Media release
From:
The Anthropocene – proclamation of a new epoch
Important: In order to attend the briefing please register here until Thursday, July 6th 2023, at 20:00 AEST.
The earth has changed radically due to human influence. The Anthropocene Working Group (AWG), an international research group consisting of geologists, stratigraphers and scientists from the humanities, has set itself the goal of defining the Anthropocene Earth Age on the basis of scientific findings and officially declaring it as soon as possible. The working group founded in 2009 is currently gathering evidence on how specific markers, exclusive characteristics of the Anthropocene, can be used to determine in rock strata the point in time when human influence on the Earth's geology became irreversible and, moreover, from which point on this evidence on the appearance of human traces in rocks could be easily detectable even in the distant future.

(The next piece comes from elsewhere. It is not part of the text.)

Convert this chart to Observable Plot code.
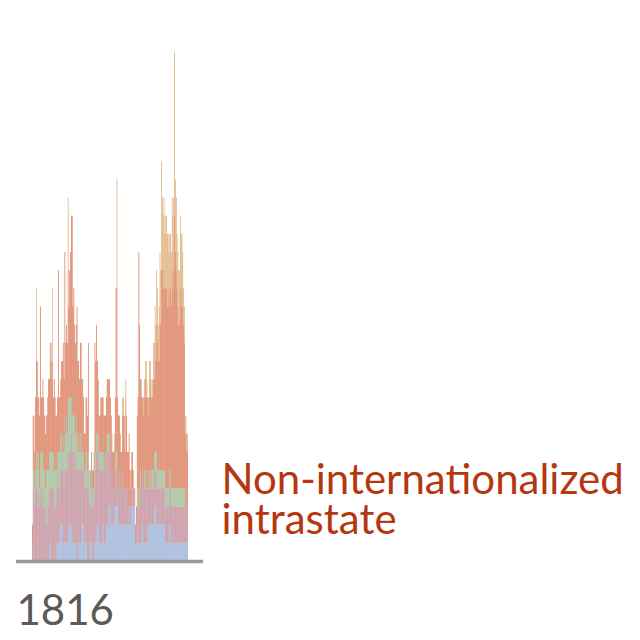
<!DOCTYPE html>
<html><head><meta charset="utf-8">
<script src="https://cdn.jsdelivr.net/npm/d3@7"></script>
<script src="https://cdn.jsdelivr.net/npm/@observablehq/plot@0.6"></script>
<style>body{margin:0;background:#fff}</style>
</head><body><div id="chart"></div>
<script>
const startYear = 1816;
const categories = ["Interstate", "Extrastate", "Internationalized intrastate", "Non-internationalized intrastate", "Non-state"];
const colors = ["#93abd3", "#bd8592", "#96b58c", "#d8714f", "#dca96f"];
const highlighted = "Non-internationalized intrastate";
const highlightLabel = "Non-internationalized\nintrastate";

const interstate = [
0,0,0,0,0,0,0,0,1,0, 0,0,0,0,0,0,0,0,0,0, 0,1,1,0,0,0,0,0,0,0, 1,1,1,1,2,2,2,2,1,1,
1,1,1,1,2,2,2,2,2,1, 1,1,1,1,1,0,0,1,1,1, 1,2,2,2,1,1,1,1,0,0, 0,1,1,1,0,0,1,1,1,2,
2,2,1,1,1,1,2,2,1,1, 1,2,2,2,3,3,3,2,2,2, 2,3,3,3,3,3,2,2,2,2, 2,2,2,2,2,2,2,2,2,3,
2,2,3,3,3,3,3,1,1,1, 1,1,1,1,1,2,2,1,1,1, 1,1,2,2,2,2,2,2,2,2, 3,3,3,2,2,2,2,2,2,2,
2,2,2,2,1,1,1,1,1,2, 2,1,1,1,1,1,1,1,1,1, 1,1,1,1,1,1,1,1,1,1, 1,1];
const extrastate = [
1,4,4,3,4,4,4,3,3,3, 4,3,4,4,3,3,3,2,2,3, 3,3,3,4,4,4,4,3,3,3, 3,3,3,3,3,3,3,3,4,3,
4,4,4,4,4,4,4,4,5,5, 5,5,5,4,5,5,5,4,4,4, 4,4,3,3,3,3,3,4,4,4, 3,2,2,3,3,3,3,4,4,4,
4,4,4,4,4,4,3,4,4,4, 4,4,4,4,3,3,3,3,2,2, 2,2,2,2,2,2,2,2,2,2, 2,2,2,2,2,2,2,2,1,1,
1,1,1,1,1,1,0,0,1,2, 2,2,2,3,3,3,3,3,3,3, 3,3,2,2,2,2,2,2,2,2, 2,2,2,2,2,2,2,2,2,2,
2,2,2,2,2,2,2,2,2,2, 2,2,2,2,2,2,2,2,2,2, 2,2,2,2,2,2,2,2,2,2, 2,2];
const internationalized = [
0,1,2,1,1,2,2,2,2,1, 2,3,2,2,2,2,1,3,3,2, 2,2,2,2,2,2,2,2,2,2, 1,2,2,2,1,2,2,1,2,2,
3,2,3,2,3,3,3,3,2,2, 2,2,2,2,2,2,1,2,1,2, 1,1,1,1,1,1,2,1,1,2, 2,2,1,1,1,1,1,1,1,1,
1,1,1,1,1,1,1,0,1,0, 1,0,1,1,1,1,0,0,0,0, 0,0,1,1,1,0,0,1,0,0, 0,1,0,0,0,0,0,0,0,0,
0,0,0,0,0,0,0,0,0,1, 0,1,1,1,0,0,0,0,1,1, 0,0,1,0,1,1,0,1,1,1, 1,1,1,2,1,1,1,1,1,1,
1,1,1,1,1,1,1,1,1,1, 1,1,1,1,1,1,1,1,1,1, 1,1,1,1,1,1,1,1,0,1, 0,0];
const nonInternationalized = [
1,3,2,2,4,5,5,4,3,4, 8,3,3,4,4,3,3,3,3,4, 5,4,6,5,4,5,3,5,4,3, 3,3,10,3,3,3,4,5,5,4,
9,5,5,5,7,5,7,8,10,11, 6,7,5,5,5,7,5,4,4,5, 6,3,4,3,2,2,3,3,3,6, 0,0,1,1,1,1,1,6,5,6,
4,3,2,2,2,3,3,3,2,3, 2,3,3,3,3,3,3,3,2,2, 2,1,3,9,9,4,4,3,3,2, 2,3,4,4,2,5,4,2,3,3,
2,1,1,2,1,0,1,1,1,4, 6,13,9,5,5,4,4,4,4,5, 5,5,4,4,4,5,5,4,4,5, 4,5,5,7,7,6,6,8,8,11,
11,10,11,10,11,11,10,11,10,10, 10,10,12,11,12,15,13,12,11,10, 9,9,11,10,11,10,9,8,4,3, 3,3];
const nonState = [
0,0,0,0,0,4,0,0,0,0, 0,0,0,0,0,0,0,0,0,0, 0,0,0,0,2,4,0,0,0,0, 0,0,0,0,0,0,0,0,0,0,
0,0,0,0,4,0,0,0,0,0, 0,0,0,0,0,0,0,0,0,0, 0,0,0,0,0,0,0,0,0,0, 0,0,0,0,0,0,0,0,0,0,
0,0,0,0,1,0,0,0,0,0, 0,0,0,0,0,0,0,0,1,0, 0,1,0,0,6,0,0,0,0,0, 0,1,1,0,0,1,0,0,0,0,
0,1,1,0,0,0,0,0,0,0, 0,0,0,0,1,0,0,1,1,1, 2,1,0,1,2,1,1,0,1,2, 2,3,2,3,3,2,3,4,3,6,
4,4,4,3,4,4,4,3,3,3, 3,3,4,4,4,9,4,4,3,3, 3,3,4,4,3,3,2,2,1,1, 1,1];

const series = [interstate, extrastate, internationalized, nonInternationalized, nonState];
const years = interstate.map((_, i) => startYear + i);
const rows = [];
series.forEach((vals, k) => vals.forEach((v, i) => rows.push({year: years[i], type: categories[k], value: v})));

const chart = Plot.plot({
  width: 640,
  height: 640,
  marginLeft: 16,
  marginRight: 437,
  marginTop: 52,
  marginBottom: 79,
  x: {type: "band", domain: years, paddingInner: 0.15, paddingOuter: 0, insetLeft: 16, insetRight: 15, axis: null},
  y: {domain: [0, 28], axis: null},
  color: {domain: categories, range: colors},
  style: {fontFamily: "Lato, sans-serif", background: "#fff"},
  marks: [
    Plot.barY(rows, {x: "year", y: "value", fill: "type", order: categories, inset: 0}),
    Plot.ruleY([0], {stroke: "#999", strokeWidth: 3.5}),
    Plot.text([String(startYear)], {frameAnchor: "bottom-left", text: d => d, textAnchor: "start", lineAnchor: "bottom", fontSize: 42, fill: "#5a5a5a", dy: 63, dx: 0}),
    Plot.text([highlightLabel], {frameAnchor: "bottom-right", text: d => d, textAnchor: "start", lineAnchor: "bottom", fontSize: 42, lineHeight: 0.95, fill: "#b5370f", dx: 18, dy: -28})
  ]
});
document.getElementById("chart").appendChild(chart);
</script>
</body></html>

The AWG was founded by the Subcommission on Quaternary Stratigraphy (SQS), a subcommittee of the International Commission on Stratigraphy (ICS), and has since been working on the assessment of the Anthropocene as a new geological time unit. In 2016, the AWG decided by majority vote that the Anthropocene is a geological reality, an epoch, and that it should best be defined as starting from the mid-20th century onwards, correlating with the 'Great Acceleration' [I]. It should also be defined by a Global Stratigraphic Section and Point (GSSP), a specific reference point which defines the lower boundary of a stage on the geologic time scale. It provides evidence that something in nature has changed globally and abruptly.
In 2022, the AWG began the process of voting on which of twelve research sites would be the most appropriate location for a GSSP for the Anthropocene. On July 11th, the AWG will present its chosen site at the International Congress of Stratigraphy in Lille, France, and provide initial guidance on what historical date should be considered the start of the new Earth epoch.
If the GSSP site selected by the AWG successfully passes three further voting stages (by the SQS, the ICS and finally the International Union of Geological Sciences), it will be officially ratified and given a place in the International Chronostratigraphic Chart.
In this international SMC press briefing in advance of the international Congress of Stratigraphy, three experts in the field will answer questions under embargo to explain the process of the Anthropocene Working Group and exclusively discuss the characteristics of the chosen site where the GSSP can be clearly demonstrated. The Anthropocene epoch is ultimately associated with the idea that we humans no longer live in an environment that serves only as a stage or resource for us, but rather that humans are becoming the planetary force of Earth history, in which traditional dividing lines between nature and culture are dissolving with unprecedented and so far unabated consequences.
Expert Panel
Prof. Francine McCarthy,
Professor at the Department of Earth Sciences and appointed to the Department of Biological Sciences and the Environmental Sustainability Research Centre at Brock University, Canada and a voting member of the Anthropocene Working group
Prof. Colin Waters,
Honorary Professor at the School of Geography, Geology and the Environment, University of Leicester, UK and he is the Chair of the Anthropocene Working group
Prof. Jürgen Renn,
Director at the Max Planck Institute for the History of Science, Berlin, Germany
Reference
[I] Steffen W et al. (2015): The trajectory of the Anthropocene: The Great Acceleration. The Anthropocene Review. DOI: 10.1177/20530196145647.